- _To do_: Extract only the first line of the listing and every line after it up to and including the one with "const zeroLineEnd = 1.028;". Omit the pictures.

- _Dataset excerpt_:
---
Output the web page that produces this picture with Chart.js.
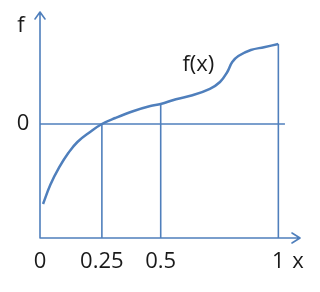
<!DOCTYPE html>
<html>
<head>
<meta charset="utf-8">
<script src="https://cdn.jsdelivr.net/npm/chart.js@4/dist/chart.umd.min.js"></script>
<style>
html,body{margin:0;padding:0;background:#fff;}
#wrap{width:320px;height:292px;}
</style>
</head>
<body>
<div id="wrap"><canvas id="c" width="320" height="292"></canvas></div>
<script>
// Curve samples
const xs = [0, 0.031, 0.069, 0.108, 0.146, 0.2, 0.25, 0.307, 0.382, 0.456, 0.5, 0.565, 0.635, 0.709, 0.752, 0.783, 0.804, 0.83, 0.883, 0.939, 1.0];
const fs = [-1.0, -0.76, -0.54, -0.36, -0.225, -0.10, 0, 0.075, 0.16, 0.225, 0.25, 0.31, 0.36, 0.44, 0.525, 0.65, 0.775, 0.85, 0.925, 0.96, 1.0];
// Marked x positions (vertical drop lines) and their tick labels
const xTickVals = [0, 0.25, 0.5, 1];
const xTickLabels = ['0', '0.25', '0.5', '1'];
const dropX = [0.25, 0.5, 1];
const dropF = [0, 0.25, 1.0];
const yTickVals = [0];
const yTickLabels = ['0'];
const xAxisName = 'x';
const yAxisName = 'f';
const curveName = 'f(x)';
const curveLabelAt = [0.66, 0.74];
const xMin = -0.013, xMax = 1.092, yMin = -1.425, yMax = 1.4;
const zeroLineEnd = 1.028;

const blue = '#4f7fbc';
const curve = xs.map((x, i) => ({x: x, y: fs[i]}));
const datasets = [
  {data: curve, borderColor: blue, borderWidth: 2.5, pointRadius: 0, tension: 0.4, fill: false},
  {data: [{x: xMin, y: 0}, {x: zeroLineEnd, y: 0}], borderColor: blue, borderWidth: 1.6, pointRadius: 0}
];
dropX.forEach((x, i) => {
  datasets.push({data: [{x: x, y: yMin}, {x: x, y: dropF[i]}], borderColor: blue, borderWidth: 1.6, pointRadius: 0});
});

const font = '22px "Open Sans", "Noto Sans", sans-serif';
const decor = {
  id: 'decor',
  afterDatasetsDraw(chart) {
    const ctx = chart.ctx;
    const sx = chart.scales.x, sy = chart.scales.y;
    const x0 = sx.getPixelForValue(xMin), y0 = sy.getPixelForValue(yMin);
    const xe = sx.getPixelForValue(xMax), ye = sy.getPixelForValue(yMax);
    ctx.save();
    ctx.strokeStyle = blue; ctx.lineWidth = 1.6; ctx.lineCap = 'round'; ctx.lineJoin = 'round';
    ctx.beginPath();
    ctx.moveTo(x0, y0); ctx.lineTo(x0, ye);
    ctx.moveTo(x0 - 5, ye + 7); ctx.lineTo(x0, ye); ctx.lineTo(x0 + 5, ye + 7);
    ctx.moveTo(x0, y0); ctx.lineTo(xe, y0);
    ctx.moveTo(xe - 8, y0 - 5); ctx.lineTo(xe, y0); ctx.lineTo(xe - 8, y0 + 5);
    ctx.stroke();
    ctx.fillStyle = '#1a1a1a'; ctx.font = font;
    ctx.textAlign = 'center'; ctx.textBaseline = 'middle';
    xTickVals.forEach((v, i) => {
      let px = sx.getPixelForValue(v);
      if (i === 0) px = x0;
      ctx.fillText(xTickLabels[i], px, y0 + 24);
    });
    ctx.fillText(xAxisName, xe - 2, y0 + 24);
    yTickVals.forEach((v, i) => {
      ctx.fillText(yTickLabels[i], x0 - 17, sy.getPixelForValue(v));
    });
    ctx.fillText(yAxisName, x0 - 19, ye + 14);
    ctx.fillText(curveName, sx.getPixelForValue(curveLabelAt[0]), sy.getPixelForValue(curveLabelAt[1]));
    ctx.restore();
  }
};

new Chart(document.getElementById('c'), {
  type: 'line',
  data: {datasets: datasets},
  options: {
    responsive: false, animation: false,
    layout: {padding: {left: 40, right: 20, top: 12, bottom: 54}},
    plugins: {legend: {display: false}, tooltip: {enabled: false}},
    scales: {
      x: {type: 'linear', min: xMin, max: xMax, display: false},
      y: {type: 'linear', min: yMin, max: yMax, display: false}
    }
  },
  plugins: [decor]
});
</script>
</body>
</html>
---
- _Solution_:
Output the web page that produces this picture with Chart.js.
<!DOCTYPE html>
<html>
<head>
<meta charset="utf-8">
<script src="https://cdn.jsdelivr.net/npm/chart.js@4/dist/chart.umd.min.js"></script>
<style>
html,body{margin:0;padding:0;background:#fff;}
#wrap{width:320px;height:292px;}
</style>
</head>
<body>
<div id="wrap"><canvas id="c" width="320" height="292"></canvas></div>
<script>
// Curve samples
const xs = [0, 0.031, 0.069, 0.108, 0.146, 0.2, 0.25, 0.307, 0.382, 0.456, 0.5, 0.565, 0.635, 0.709, 0.752, 0.783, 0.804, 0.83, 0.883, 0.939, 1.0];
const fs = [-1.0, -0.76, -0.54, -0.36, -0.225, -0.10, 0, 0.075, 0.16, 0.225, 0.25, 0.31, 0.36, 0.44, 0.525, 0.65, 0.775, 0.85, 0.925, 0.96, 1.0];
// Marked x positions (vertical drop lines) and their tick labels
const xTickVals = [0, 0.25, 0.5, 1];
const xTickLabels = ['0', '0.25', '0.5', '1'];
const dropX = [0.25, 0.5, 1];
const dropF = [0, 0.25, 1.0];
const yTickVals = [0];
const yTickLabels = ['0'];
const xAxisName = 'x';
const yAxisName = 'f';
const curveName = 'f(x)';
const curveLabelAt = [0.66, 0.74];
const xMin = -0.013, xMax = 1.092, yMin = -1.425, yMax = 1.4;
const zeroLineEnd = 1.028;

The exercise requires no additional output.